### EXERCISE DIRECTIONS:
Look through the listing below for the line containing "Recreate this image as a web". Copy it and each line after it up to and including the line containing "const explode = 17;", exactly, leaving out pictures.

### MATERIAL PROVIDED:
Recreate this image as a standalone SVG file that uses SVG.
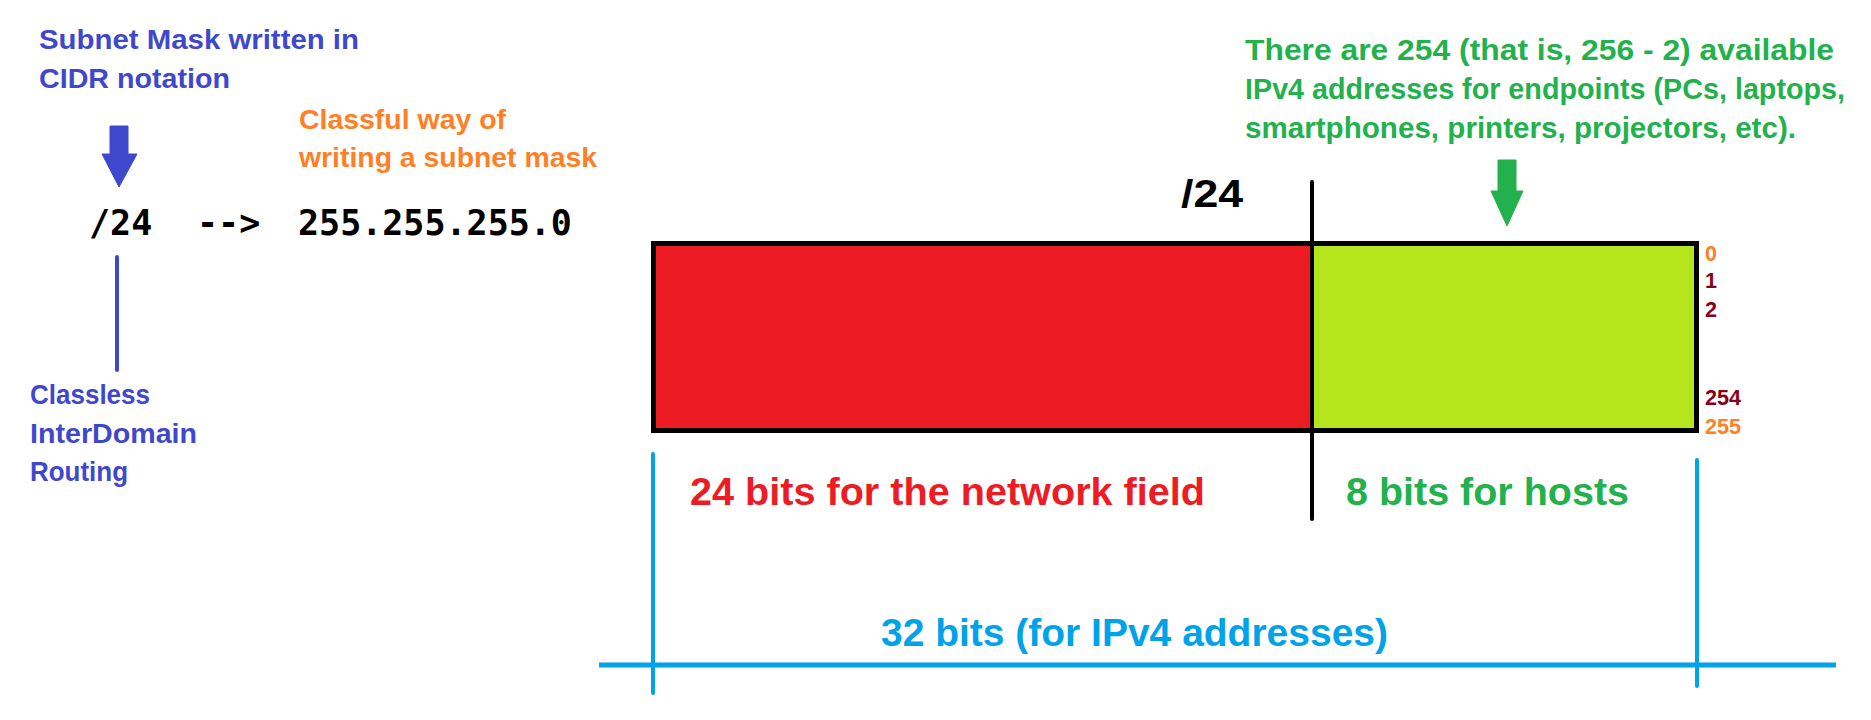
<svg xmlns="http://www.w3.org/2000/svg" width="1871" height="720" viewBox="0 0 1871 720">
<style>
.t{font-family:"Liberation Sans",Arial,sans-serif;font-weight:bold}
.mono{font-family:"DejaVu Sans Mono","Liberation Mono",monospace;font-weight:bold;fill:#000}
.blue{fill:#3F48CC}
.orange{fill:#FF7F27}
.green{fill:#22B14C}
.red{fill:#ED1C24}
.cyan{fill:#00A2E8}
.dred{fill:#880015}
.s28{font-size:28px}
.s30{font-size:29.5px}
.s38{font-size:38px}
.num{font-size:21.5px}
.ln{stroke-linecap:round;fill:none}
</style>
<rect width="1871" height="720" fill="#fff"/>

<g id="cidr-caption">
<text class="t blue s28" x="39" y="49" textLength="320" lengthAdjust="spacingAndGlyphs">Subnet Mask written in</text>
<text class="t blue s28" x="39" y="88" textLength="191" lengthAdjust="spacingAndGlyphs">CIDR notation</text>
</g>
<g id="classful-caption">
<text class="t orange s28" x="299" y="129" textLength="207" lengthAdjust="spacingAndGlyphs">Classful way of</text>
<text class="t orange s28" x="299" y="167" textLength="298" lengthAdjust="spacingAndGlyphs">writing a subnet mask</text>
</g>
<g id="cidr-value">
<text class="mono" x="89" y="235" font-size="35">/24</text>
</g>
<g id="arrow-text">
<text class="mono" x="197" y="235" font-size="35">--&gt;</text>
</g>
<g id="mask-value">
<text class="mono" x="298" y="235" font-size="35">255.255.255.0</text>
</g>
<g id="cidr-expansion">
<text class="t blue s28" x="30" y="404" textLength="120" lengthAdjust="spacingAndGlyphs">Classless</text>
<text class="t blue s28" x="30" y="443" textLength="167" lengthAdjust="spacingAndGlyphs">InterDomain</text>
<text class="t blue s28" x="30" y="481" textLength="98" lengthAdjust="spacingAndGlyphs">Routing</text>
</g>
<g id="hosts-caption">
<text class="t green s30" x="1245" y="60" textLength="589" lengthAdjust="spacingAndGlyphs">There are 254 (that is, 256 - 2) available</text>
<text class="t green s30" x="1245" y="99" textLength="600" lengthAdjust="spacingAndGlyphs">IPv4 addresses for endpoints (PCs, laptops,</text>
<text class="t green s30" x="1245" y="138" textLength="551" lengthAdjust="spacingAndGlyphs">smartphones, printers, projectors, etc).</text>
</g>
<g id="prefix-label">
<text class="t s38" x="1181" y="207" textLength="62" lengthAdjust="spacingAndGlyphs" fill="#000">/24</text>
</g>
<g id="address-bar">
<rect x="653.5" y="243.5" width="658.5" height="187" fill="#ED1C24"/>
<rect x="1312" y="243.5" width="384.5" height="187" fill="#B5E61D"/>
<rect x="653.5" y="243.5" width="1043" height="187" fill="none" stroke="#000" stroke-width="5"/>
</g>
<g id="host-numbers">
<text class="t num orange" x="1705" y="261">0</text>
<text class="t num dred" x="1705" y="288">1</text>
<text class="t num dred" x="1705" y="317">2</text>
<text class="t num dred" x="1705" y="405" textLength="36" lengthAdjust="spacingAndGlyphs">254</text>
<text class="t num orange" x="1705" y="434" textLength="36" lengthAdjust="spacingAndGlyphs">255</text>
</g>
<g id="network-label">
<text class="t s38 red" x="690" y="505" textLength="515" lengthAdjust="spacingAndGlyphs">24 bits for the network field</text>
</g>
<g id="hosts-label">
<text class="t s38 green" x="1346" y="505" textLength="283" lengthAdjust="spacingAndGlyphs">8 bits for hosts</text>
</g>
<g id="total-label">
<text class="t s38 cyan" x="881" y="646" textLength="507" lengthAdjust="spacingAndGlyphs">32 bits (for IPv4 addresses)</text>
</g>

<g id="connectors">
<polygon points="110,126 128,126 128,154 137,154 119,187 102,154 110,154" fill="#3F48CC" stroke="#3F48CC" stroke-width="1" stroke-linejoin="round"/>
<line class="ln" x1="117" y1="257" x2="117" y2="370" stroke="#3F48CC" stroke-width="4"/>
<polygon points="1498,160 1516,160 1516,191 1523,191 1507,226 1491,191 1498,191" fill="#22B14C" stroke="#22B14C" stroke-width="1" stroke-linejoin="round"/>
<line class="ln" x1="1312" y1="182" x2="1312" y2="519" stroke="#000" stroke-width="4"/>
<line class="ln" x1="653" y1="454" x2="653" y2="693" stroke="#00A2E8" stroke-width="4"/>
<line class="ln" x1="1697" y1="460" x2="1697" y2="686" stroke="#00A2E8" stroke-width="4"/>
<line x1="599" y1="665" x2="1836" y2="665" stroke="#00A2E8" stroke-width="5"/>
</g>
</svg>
...
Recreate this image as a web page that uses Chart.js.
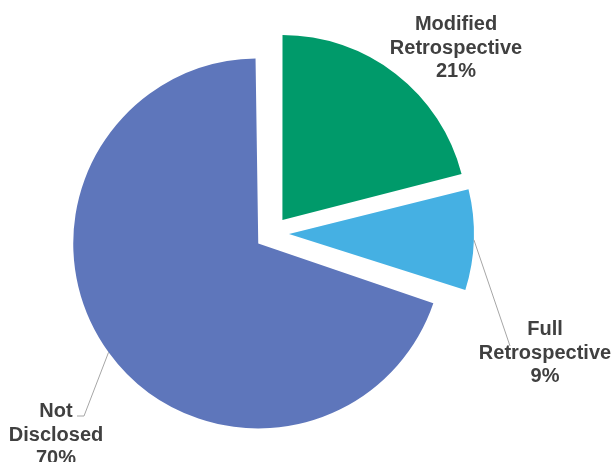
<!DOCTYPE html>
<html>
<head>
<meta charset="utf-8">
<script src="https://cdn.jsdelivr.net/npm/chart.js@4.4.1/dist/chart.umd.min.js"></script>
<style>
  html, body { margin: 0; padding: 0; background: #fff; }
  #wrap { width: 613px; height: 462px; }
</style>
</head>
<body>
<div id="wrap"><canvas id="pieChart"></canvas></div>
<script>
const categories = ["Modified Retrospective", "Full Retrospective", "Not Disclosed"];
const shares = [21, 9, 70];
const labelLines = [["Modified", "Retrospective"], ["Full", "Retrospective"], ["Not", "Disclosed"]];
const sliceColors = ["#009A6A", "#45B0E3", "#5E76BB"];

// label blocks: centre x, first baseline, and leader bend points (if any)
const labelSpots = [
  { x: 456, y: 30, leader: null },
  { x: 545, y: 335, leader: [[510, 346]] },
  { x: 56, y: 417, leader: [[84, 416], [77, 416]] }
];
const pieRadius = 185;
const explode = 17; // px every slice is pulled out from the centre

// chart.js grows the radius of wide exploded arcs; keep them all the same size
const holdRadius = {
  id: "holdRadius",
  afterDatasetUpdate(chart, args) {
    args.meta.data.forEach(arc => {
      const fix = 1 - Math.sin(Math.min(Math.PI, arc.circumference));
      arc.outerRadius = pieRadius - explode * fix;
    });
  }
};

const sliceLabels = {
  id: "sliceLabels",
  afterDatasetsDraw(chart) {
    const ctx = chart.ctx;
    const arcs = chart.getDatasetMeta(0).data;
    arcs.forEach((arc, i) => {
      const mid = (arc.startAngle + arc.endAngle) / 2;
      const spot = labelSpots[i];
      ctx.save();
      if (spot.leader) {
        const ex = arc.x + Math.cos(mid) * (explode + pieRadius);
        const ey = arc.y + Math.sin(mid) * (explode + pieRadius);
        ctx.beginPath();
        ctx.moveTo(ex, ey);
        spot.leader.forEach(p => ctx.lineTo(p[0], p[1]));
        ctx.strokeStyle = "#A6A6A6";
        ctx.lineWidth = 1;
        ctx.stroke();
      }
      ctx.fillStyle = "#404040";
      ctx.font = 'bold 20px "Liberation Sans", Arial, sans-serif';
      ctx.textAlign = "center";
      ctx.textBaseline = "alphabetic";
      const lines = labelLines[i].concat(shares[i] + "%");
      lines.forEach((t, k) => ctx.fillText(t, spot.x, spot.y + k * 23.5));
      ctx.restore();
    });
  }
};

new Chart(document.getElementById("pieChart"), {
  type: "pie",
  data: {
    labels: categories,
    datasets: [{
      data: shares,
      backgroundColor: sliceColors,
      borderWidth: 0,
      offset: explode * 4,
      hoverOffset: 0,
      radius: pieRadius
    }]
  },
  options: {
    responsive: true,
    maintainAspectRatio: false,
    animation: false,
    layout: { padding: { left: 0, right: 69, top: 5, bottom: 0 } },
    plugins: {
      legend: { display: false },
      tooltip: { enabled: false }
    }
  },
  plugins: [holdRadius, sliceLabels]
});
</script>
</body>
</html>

### TASK RESULT:
Recreate this image as a web page that uses Chart.js.
<!DOCTYPE html>
<html>
<head>
<meta charset="utf-8">
<script src="https://cdn.jsdelivr.net/npm/chart.js@4.4.1/dist/chart.umd.min.js"></script>
<style>
  html, body { margin: 0; padding: 0; background: #fff; }
  #wrap { width: 613px; height: 462px; }
</style>
</head>
<body>
<div id="wrap"><canvas id="pieChart"></canvas></div>
<script>
const categories = ["Modified Retrospective", "Full Retrospective", "Not Disclosed"];
const shares = [21, 9, 70];
const labelLines = [["Modified", "Retrospective"], ["Full", "Retrospective"], ["Not", "Disclosed"]];
const sliceColors = ["#009A6A", "#45B0E3", "#5E76BB"];

// label blocks: centre x, first baseline, and leader bend points (if any)
const labelSpots = [
  { x: 456, y: 30, leader: null },
  { x: 545, y: 335, leader: [[510, 346]] },
  { x: 56, y: 417, leader: [[84, 416], [77, 416]] }
];
const pieRadius = 185;
const explode = 17; // px every slice is pulled out from the centre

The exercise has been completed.